─── MATERIAL PROVIDED

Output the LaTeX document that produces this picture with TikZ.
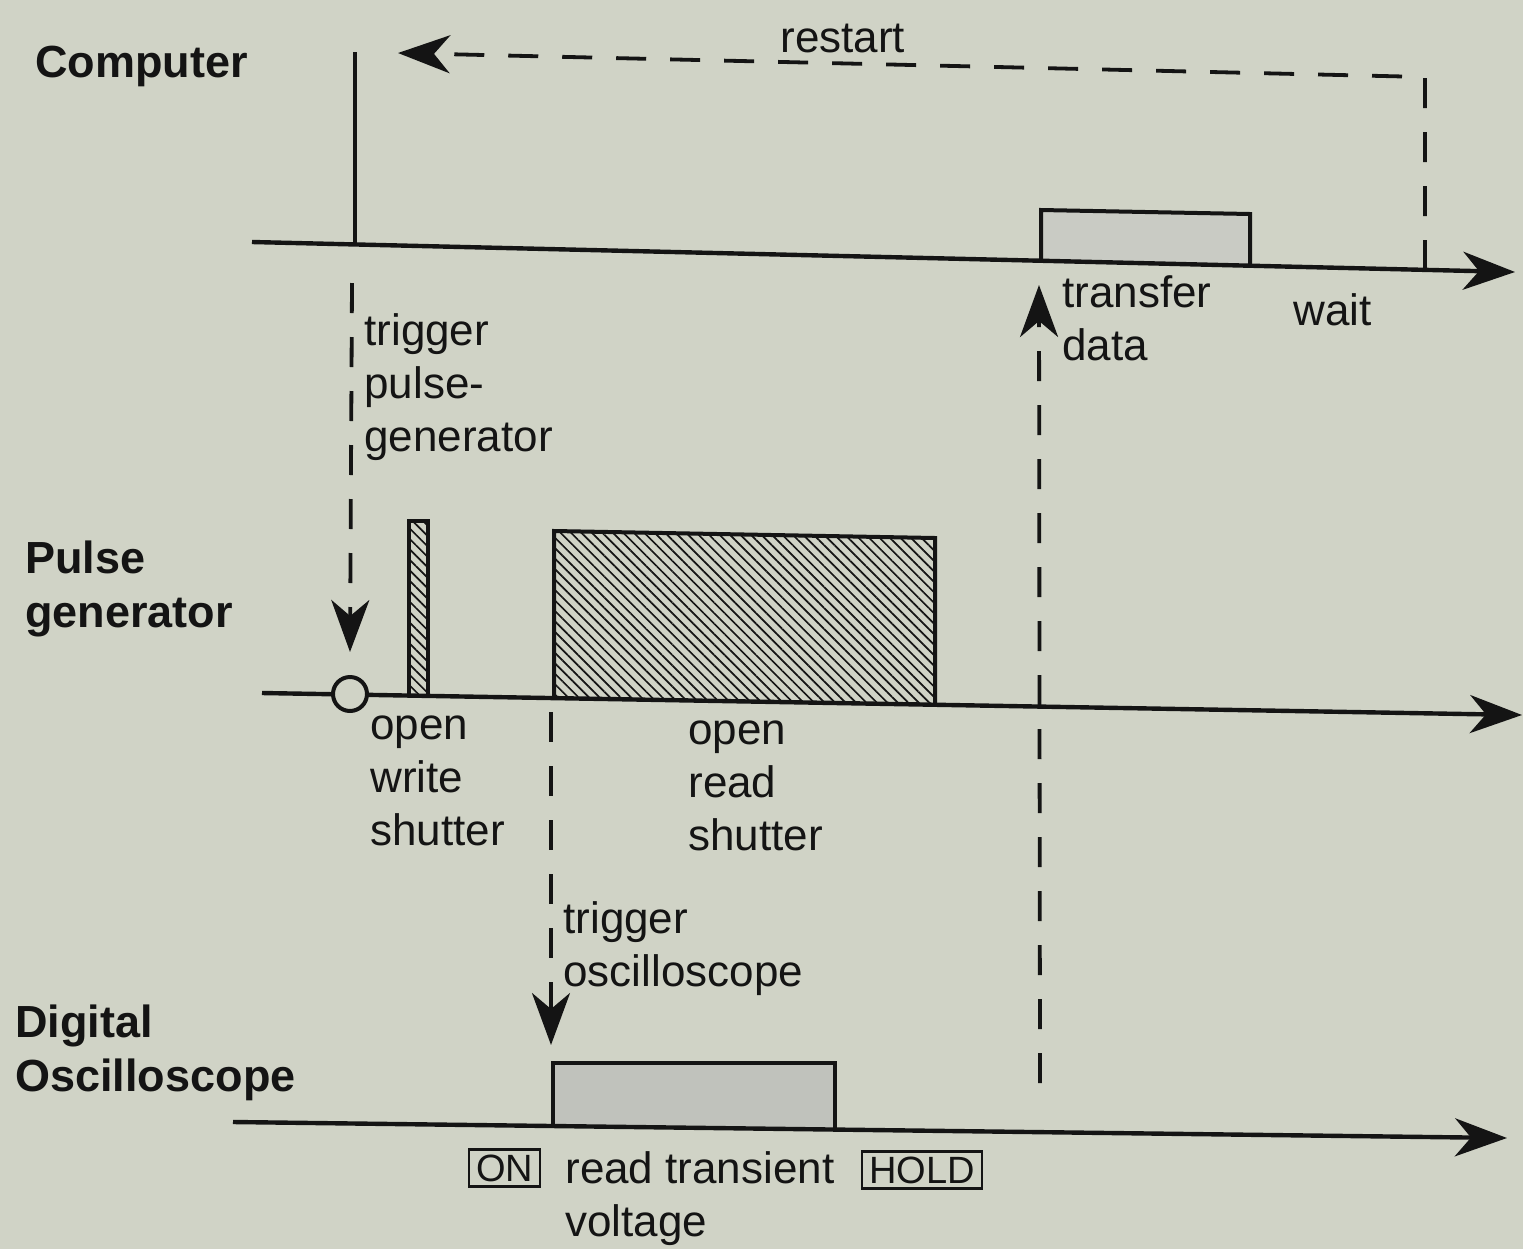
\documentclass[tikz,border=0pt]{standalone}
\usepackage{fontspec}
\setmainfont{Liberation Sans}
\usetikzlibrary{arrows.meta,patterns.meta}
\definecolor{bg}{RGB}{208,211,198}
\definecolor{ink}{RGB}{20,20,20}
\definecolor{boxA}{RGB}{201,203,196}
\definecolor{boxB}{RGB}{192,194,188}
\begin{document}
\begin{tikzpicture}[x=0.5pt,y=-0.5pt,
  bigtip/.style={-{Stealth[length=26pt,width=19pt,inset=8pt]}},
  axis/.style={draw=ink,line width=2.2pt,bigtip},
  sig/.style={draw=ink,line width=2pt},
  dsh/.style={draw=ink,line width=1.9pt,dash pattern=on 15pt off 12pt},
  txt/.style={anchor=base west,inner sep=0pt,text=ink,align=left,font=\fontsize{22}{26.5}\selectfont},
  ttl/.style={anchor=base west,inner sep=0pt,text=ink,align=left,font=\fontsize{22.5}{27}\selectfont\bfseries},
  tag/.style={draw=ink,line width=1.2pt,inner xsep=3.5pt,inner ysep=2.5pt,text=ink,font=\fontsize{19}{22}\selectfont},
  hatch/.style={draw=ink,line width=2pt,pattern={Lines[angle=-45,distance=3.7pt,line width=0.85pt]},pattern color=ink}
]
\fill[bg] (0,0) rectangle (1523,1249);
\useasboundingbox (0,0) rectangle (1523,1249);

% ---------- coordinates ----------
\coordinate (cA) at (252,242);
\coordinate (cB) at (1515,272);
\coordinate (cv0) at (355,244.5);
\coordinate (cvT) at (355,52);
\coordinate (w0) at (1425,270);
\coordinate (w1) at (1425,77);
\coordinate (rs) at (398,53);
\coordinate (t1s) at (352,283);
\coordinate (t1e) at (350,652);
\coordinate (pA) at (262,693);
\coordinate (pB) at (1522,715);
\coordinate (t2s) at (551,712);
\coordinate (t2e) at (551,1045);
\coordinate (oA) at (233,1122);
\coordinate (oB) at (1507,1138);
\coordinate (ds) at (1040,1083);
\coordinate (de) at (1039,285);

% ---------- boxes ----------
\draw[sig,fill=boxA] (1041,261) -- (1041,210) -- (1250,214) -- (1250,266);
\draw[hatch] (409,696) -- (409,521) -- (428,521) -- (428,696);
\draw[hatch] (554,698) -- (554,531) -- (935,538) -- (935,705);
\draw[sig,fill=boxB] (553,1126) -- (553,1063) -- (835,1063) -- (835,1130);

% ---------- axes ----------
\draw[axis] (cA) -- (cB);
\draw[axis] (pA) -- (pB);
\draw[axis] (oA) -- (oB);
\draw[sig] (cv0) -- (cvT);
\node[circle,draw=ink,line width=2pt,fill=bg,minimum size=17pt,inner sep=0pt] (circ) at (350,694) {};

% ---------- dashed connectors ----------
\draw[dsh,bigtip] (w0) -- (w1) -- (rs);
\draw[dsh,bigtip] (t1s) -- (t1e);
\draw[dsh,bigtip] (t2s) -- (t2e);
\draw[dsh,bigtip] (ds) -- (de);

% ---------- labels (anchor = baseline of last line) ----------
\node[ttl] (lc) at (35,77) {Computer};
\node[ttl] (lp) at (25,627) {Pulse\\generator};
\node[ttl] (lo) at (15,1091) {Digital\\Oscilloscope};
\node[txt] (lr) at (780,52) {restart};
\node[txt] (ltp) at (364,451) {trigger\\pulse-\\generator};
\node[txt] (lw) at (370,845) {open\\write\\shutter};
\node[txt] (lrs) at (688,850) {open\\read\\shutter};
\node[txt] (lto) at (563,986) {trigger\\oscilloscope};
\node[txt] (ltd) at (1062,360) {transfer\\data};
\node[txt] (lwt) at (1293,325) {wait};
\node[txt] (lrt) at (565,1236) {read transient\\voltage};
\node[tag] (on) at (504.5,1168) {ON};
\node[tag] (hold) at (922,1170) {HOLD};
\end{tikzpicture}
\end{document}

──────

Make an exact copy of the data, leaving its pictures out.

§ RESULT OF THE TASK:
Output the LaTeX document that produces this picture with TikZ.
\documentclass[tikz,border=0pt]{standalone}
\usepackage{fontspec}
\setmainfont{Liberation Sans}
\usetikzlibrary{arrows.meta,patterns.meta}
\definecolor{bg}{RGB}{208,211,198}
\definecolor{ink}{RGB}{20,20,20}
\definecolor{boxA}{RGB}{201,203,196}
\definecolor{boxB}{RGB}{192,194,188}
\begin{document}
\begin{tikzpicture}[x=0.5pt,y=-0.5pt,
  bigtip/.style={-{Stealth[length=26pt,width=19pt,inset=8pt]}},
  axis/.style={draw=ink,line width=2.2pt,bigtip},
  sig/.style={draw=ink,line width=2pt},
  dsh/.style={draw=ink,line width=1.9pt,dash pattern=on 15pt off 12pt},
  txt/.style={anchor=base west,inner sep=0pt,text=ink,align=left,font=\fontsize{22}{26.5}\selectfont},
  ttl/.style={anchor=base west,inner sep=0pt,text=ink,align=left,font=\fontsize{22.5}{27}\selectfont\bfseries},
  tag/.style={draw=ink,line width=1.2pt,inner xsep=3.5pt,inner ysep=2.5pt,text=ink,font=\fontsize{19}{22}\selectfont},
  hatch/.style={draw=ink,line width=2pt,pattern={Lines[angle=-45,distance=3.7pt,line width=0.85pt]},pattern color=ink}
]
\fill[bg] (0,0) rectangle (1523,1249);
\useasboundingbox (0,0) rectangle (1523,1249);

% ---------- coordinates ----------
\coordinate (cA) at (252,242);
\coordinate (cB) at (1515,272);
\coordinate (cv0) at (355,244.5);
\coordinate (cvT) at (355,52);
\coordinate (w0) at (1425,270);
\coordinate (w1) at (1425,77);
\coordinate (rs) at (398,53);
\coordinate (t1s) at (352,283);
\coordinate (t1e) at (350,652);
\coordinate (pA) at (262,693);
\coordinate (pB) at (1522,715);
\coordinate (t2s) at (551,712);
\coordinate (t2e) at (551,1045);
\coordinate (oA) at (233,1122);
\coordinate (oB) at (1507,1138);
\coordinate (ds) at (1040,1083);
\coordinate (de) at (1039,285);

% ---------- boxes ----------
\draw[sig,fill=boxA] (1041,261) -- (1041,210) -- (1250,214) -- (1250,266);
\draw[hatch] (409,696) -- (409,521) -- (428,521) -- (428,696);
\draw[hatch] (554,698) -- (554,531) -- (935,538) -- (935,705);
\draw[sig,fill=boxB] (553,1126) -- (553,1063) -- (835,1063) -- (835,1130);

% ---------- axes ----------
\draw[axis] (cA) -- (cB);
\draw[axis] (pA) -- (pB);
\draw[axis] (oA) -- (oB);
\draw[sig] (cv0) -- (cvT);
\node[circle,draw=ink,line width=2pt,fill=bg,minimum size=17pt,inner sep=0pt] (circ) at (350,694) {};

% ---------- dashed connectors ----------
\draw[dsh,bigtip] (w0) -- (w1) -- (rs);
\draw[dsh,bigtip] (t1s) -- (t1e);
\draw[dsh,bigtip] (t2s) -- (t2e);
\draw[dsh,bigtip] (ds) -- (de);

% ---------- labels (anchor = baseline of last line) ----------
\node[ttl] (lc) at (35,77) {Computer};
\node[ttl] (lp) at (25,627) {Pulse\\generator};
\node[ttl] (lo) at (15,1091) {Digital\\Oscilloscope};
\node[txt] (lr) at (780,52) {restart};
\node[txt] (ltp) at (364,451) {trigger\\pulse-\\generator};
\node[txt] (lw) at (370,845) {open\\write\\shutter};
\node[txt] (lrs) at (688,850) {open\\read\\shutter};
\node[txt] (lto) at (563,986) {trigger\\oscilloscope};
\node[txt] (ltd) at (1062,360) {transfer\\data};
\node[txt] (lwt) at (1293,325) {wait};
\node[txt] (lrt) at (565,1236) {read transient\\voltage};
\node[tag] (on) at (504.5,1168) {ON};
\node[tag] (hold) at (922,1170) {HOLD};
\end{tikzpicture}
\end{document}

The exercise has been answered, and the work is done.